According to him, the tax expenses reported in Q1 2022 are not the amount companies remitted due to deferred tax.
He explained further that “You will have to consider that a company can always report N1billion as tax expenses, but the amount remitted to FIRS, among other agencies, might be N400million.
“If a company reports an increase in profit, its expenses expected to go up and if you come from a period you made losses to a period when you’re making profit, such a company expects its tax expenses to go up because they are ways you upset your losses before paying taxes. It has an impact on hike in tax expenses declared by the company.”
He noted that increased capital asset investment likely impacted these companies’ tax expenses.

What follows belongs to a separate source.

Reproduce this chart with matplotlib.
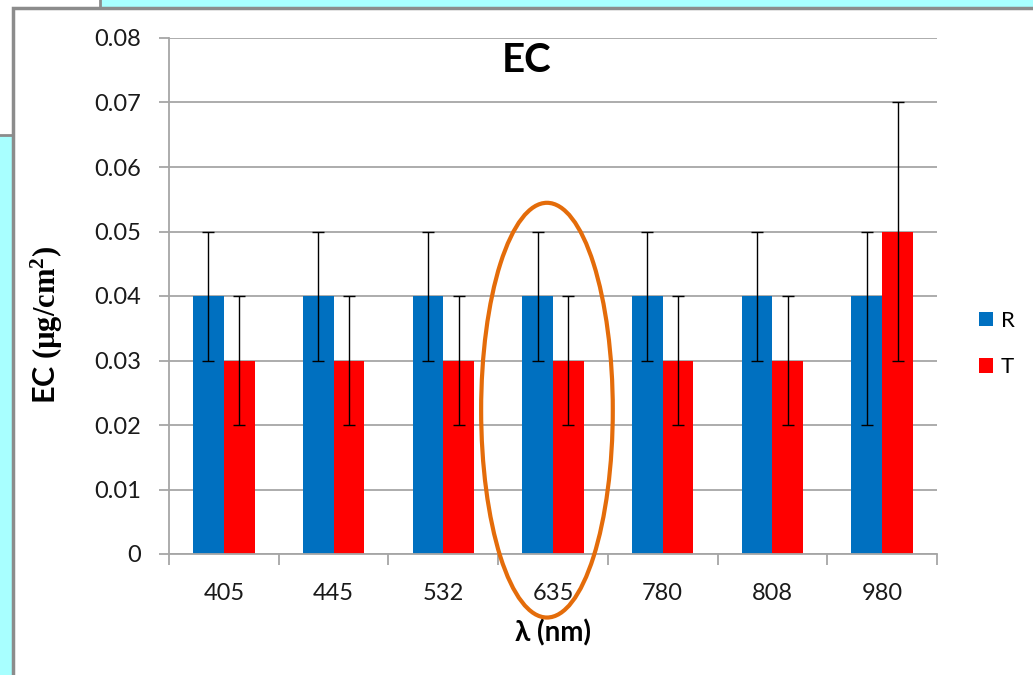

He explained, “The more companies are investing in new equipment, plant, the lower their tax expenses because they have a lot of capital allowances. But if they are no longer investing a lot in capital assets, tax expenses will increase because their capital allowances are going to drop.”
However, analysts at FBNQuest Capital Research have noted that the increase in tax expenses is commendable. However, it is still abysmally low even when viewed from an emerging market context.
According to the Research team at FBNQuest, “The International Monetary Fund (IMF) recently noted that Nigeria’s consolidated government revenue-to-GDP ratio at 7.5 per cent is one of the lowest in the world. The story is worse if we narrow down on non-oil revenue-to GDP which is roughly around 4.3 per cent,” the report stated.
It further added some new revenue provisions in the Finance Act 2021, such as capital gains on the sale of shares worth more than N100 million, excise levies on non-alcoholic sweetened beverages, and e-commerce taxes, which are expected to enhance non-oil revenue. “However, we believe the Federal Government’s non-oil revenue projection of N7.1trillion in the 2022 budget is quite a stretch.